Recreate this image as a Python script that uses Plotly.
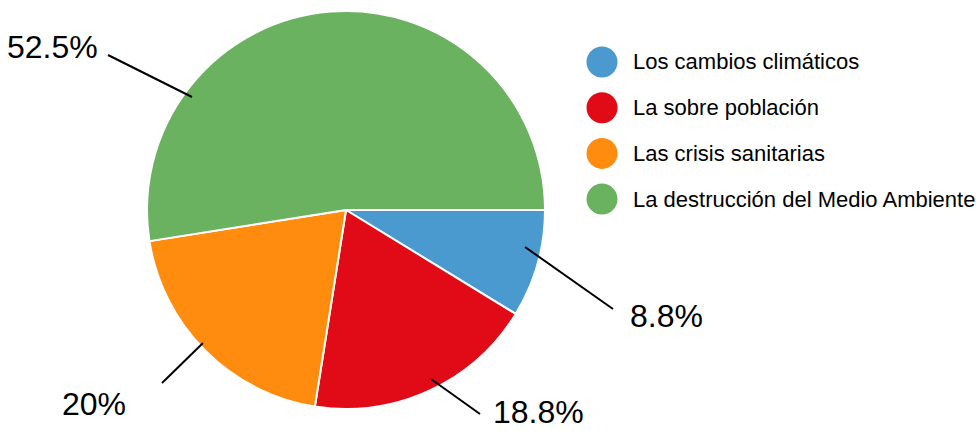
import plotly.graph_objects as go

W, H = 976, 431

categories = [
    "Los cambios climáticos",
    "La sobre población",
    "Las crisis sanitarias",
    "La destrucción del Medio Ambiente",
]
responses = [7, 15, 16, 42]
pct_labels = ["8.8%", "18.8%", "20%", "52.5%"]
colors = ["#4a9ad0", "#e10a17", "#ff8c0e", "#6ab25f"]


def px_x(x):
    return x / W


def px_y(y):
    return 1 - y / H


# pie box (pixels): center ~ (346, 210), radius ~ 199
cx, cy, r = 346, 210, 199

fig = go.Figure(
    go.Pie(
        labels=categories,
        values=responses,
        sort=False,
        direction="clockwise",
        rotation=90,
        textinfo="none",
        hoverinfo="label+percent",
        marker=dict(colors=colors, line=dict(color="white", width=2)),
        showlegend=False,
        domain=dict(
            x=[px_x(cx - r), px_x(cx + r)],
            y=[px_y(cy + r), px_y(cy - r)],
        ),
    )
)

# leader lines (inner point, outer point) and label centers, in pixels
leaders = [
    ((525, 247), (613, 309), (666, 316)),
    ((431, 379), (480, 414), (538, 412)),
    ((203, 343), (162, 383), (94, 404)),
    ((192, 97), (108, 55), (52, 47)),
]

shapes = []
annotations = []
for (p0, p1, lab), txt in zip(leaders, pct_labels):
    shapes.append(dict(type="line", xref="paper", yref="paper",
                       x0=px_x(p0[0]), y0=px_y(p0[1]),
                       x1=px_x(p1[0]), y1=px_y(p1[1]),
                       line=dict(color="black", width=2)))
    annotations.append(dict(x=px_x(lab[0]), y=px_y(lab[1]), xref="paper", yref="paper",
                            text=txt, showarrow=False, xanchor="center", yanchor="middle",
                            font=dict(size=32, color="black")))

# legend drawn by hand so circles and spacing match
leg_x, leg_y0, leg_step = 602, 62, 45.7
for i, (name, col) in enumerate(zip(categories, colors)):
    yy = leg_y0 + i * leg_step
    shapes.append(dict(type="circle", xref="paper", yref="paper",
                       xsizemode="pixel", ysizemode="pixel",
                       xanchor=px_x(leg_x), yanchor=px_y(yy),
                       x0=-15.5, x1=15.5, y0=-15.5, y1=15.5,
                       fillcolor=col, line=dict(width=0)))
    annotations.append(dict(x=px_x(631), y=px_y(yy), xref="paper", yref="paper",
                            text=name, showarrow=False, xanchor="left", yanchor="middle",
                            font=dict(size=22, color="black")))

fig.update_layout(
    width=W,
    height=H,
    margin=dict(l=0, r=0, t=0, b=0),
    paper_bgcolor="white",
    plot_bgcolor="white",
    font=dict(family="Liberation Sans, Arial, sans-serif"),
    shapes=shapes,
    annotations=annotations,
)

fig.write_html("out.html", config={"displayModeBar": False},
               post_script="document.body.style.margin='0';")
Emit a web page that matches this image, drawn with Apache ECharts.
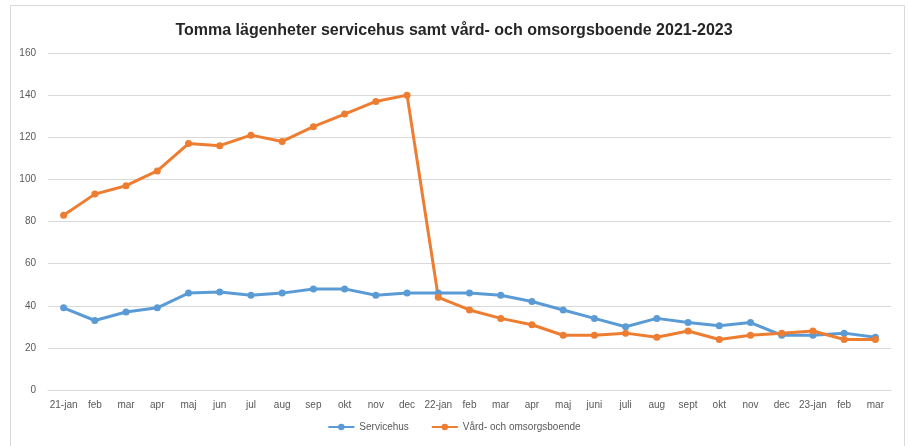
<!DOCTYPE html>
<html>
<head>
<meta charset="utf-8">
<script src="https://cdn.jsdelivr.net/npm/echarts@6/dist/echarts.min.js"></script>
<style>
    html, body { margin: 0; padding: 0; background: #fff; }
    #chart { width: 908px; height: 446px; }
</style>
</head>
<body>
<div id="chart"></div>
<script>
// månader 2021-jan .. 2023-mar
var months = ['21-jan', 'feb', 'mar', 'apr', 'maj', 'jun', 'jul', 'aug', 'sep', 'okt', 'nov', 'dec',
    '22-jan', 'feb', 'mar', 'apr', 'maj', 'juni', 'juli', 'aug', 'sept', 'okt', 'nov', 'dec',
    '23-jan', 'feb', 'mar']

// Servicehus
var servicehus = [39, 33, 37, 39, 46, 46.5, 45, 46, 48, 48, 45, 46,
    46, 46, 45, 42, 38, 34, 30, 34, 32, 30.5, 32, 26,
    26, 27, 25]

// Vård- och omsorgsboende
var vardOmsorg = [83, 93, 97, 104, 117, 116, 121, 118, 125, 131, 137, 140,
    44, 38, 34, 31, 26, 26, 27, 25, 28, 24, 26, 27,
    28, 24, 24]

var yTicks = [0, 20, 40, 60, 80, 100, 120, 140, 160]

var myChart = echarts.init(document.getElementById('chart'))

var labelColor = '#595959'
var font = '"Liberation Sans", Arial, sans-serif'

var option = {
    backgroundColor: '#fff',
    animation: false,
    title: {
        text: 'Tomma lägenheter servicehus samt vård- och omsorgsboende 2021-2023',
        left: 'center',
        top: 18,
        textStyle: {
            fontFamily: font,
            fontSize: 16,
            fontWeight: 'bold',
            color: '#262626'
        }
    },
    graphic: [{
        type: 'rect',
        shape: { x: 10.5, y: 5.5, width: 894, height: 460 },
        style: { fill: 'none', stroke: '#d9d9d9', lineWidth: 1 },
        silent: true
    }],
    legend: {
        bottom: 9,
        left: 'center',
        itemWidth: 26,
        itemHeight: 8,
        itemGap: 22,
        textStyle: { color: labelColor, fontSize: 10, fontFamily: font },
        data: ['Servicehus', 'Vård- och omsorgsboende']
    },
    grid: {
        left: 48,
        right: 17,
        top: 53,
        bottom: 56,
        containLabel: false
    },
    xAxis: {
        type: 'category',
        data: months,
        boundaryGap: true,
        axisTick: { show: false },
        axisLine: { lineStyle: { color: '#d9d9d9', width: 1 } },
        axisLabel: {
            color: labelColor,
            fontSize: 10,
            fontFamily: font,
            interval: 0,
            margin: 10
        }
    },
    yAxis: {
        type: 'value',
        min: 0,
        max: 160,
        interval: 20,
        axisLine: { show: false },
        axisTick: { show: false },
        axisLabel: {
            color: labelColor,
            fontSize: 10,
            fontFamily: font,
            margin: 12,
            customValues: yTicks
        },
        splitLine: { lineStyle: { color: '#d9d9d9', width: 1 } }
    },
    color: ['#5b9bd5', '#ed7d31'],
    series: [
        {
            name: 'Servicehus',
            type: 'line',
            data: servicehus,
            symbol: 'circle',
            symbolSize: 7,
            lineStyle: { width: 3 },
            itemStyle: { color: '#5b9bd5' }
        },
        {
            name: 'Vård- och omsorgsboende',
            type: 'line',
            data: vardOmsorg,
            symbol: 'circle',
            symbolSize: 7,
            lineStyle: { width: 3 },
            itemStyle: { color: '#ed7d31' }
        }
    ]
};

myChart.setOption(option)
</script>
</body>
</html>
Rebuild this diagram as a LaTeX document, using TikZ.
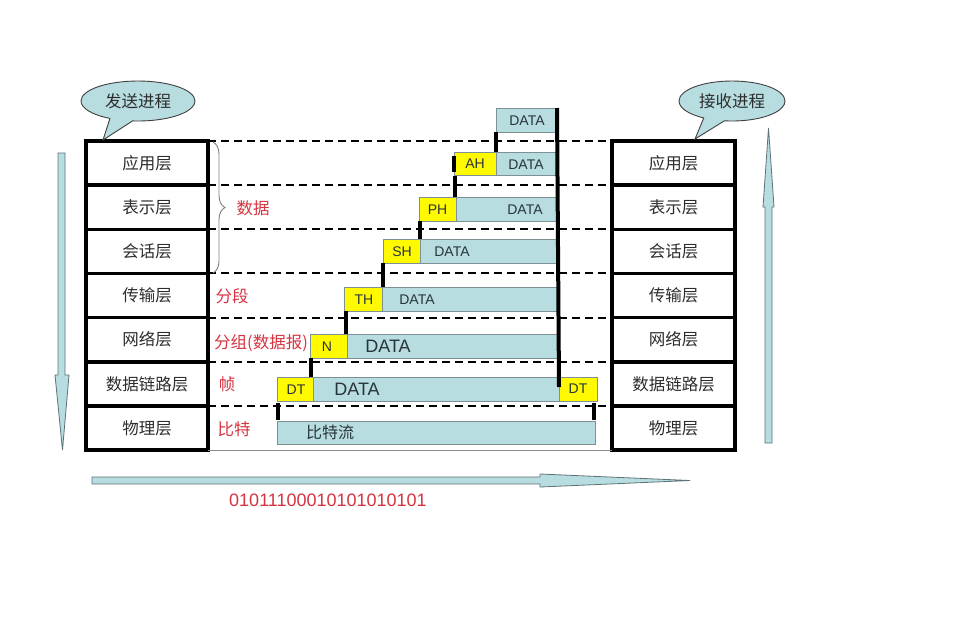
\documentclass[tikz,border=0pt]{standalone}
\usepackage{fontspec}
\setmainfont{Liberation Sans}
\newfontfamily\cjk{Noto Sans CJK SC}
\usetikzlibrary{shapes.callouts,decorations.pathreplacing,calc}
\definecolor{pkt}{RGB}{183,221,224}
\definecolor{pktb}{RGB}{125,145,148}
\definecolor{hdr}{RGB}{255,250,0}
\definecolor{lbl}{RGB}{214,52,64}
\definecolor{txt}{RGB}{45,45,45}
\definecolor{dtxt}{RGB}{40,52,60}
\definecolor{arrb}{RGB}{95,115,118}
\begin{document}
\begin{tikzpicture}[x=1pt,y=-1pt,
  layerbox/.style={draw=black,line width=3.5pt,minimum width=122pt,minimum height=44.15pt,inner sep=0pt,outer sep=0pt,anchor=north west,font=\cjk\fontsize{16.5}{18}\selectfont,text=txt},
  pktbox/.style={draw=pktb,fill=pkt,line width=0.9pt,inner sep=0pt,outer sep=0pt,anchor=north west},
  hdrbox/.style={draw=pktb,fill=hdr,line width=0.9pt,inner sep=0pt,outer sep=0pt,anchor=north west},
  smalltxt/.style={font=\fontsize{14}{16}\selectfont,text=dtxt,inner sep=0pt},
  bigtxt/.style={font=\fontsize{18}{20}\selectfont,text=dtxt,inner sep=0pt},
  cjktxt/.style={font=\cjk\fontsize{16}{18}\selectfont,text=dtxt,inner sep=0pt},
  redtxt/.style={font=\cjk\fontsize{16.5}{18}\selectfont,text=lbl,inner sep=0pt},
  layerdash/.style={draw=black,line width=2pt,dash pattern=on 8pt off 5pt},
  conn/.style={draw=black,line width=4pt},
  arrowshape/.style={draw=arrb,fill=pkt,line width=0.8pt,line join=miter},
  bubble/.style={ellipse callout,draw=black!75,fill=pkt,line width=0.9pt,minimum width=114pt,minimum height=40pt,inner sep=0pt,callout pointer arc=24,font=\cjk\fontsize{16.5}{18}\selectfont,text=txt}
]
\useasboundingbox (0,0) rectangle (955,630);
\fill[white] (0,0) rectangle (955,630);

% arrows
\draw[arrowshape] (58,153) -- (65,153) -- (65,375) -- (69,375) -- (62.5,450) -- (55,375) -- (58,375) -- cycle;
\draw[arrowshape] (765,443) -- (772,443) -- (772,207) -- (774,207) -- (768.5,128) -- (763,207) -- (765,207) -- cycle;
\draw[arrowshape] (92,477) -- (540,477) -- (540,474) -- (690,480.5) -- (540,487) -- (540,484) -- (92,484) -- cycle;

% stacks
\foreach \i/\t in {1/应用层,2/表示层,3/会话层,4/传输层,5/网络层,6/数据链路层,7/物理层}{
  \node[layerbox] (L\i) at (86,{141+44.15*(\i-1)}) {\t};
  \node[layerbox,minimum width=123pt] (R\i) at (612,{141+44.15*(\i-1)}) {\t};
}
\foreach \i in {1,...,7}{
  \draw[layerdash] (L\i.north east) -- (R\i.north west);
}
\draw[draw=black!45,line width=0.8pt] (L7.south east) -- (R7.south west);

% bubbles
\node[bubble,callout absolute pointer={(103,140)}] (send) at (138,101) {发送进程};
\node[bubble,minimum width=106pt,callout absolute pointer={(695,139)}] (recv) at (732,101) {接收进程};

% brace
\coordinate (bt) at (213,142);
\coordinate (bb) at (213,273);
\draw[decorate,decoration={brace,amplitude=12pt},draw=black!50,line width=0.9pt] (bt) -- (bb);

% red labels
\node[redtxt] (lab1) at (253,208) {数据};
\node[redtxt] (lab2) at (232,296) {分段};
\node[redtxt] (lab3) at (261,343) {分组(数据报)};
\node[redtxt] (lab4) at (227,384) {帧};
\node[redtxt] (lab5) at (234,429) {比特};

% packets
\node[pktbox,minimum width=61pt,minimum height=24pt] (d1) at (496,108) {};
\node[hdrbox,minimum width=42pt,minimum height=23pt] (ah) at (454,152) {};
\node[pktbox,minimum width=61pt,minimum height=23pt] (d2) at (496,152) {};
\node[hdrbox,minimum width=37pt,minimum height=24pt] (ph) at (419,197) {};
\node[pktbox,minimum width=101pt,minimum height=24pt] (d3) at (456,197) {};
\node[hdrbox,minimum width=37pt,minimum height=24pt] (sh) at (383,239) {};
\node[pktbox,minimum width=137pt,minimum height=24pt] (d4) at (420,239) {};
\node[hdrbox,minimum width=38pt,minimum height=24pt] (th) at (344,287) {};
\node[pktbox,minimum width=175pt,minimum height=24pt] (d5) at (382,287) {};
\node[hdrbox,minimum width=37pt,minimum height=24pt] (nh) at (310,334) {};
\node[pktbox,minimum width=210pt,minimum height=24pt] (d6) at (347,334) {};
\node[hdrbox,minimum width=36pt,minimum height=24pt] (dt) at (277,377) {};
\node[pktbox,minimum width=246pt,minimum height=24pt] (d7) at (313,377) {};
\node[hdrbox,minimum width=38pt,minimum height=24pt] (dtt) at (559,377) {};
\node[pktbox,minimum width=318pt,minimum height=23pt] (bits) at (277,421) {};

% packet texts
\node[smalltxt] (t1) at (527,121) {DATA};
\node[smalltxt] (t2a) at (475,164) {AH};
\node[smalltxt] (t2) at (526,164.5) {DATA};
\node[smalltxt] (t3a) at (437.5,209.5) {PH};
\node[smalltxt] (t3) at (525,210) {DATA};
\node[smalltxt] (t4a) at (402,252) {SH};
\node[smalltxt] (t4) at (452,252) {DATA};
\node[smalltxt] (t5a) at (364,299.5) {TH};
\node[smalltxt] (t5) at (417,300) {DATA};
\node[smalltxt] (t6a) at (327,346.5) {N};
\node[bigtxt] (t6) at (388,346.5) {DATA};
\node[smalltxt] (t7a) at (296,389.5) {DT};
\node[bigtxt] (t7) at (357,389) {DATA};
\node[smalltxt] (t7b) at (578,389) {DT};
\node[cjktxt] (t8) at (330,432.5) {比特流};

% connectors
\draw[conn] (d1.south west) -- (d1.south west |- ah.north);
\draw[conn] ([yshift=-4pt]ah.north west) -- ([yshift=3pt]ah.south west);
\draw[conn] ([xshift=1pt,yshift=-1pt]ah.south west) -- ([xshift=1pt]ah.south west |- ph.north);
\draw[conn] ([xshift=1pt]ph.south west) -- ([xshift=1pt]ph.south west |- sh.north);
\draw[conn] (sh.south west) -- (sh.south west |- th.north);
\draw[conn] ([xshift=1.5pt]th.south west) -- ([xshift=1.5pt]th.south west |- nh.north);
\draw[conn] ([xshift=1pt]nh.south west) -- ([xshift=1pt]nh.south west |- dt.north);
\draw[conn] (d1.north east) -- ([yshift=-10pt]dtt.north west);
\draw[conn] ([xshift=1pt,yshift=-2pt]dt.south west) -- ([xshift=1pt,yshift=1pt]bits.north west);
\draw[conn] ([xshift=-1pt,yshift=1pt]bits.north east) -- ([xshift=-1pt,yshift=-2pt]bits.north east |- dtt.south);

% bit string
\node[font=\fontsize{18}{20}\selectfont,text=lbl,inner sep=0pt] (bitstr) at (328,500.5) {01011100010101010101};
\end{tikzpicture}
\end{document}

--------

* _THE REQUEST_:
Which lines of the data above contain "that"? Copy each one.

* _ANSWER TO THE TASK_:
Recreate this image as a Python script that uses Plotly.
Emit a web page that matches this image, drawn with Apache ECharts.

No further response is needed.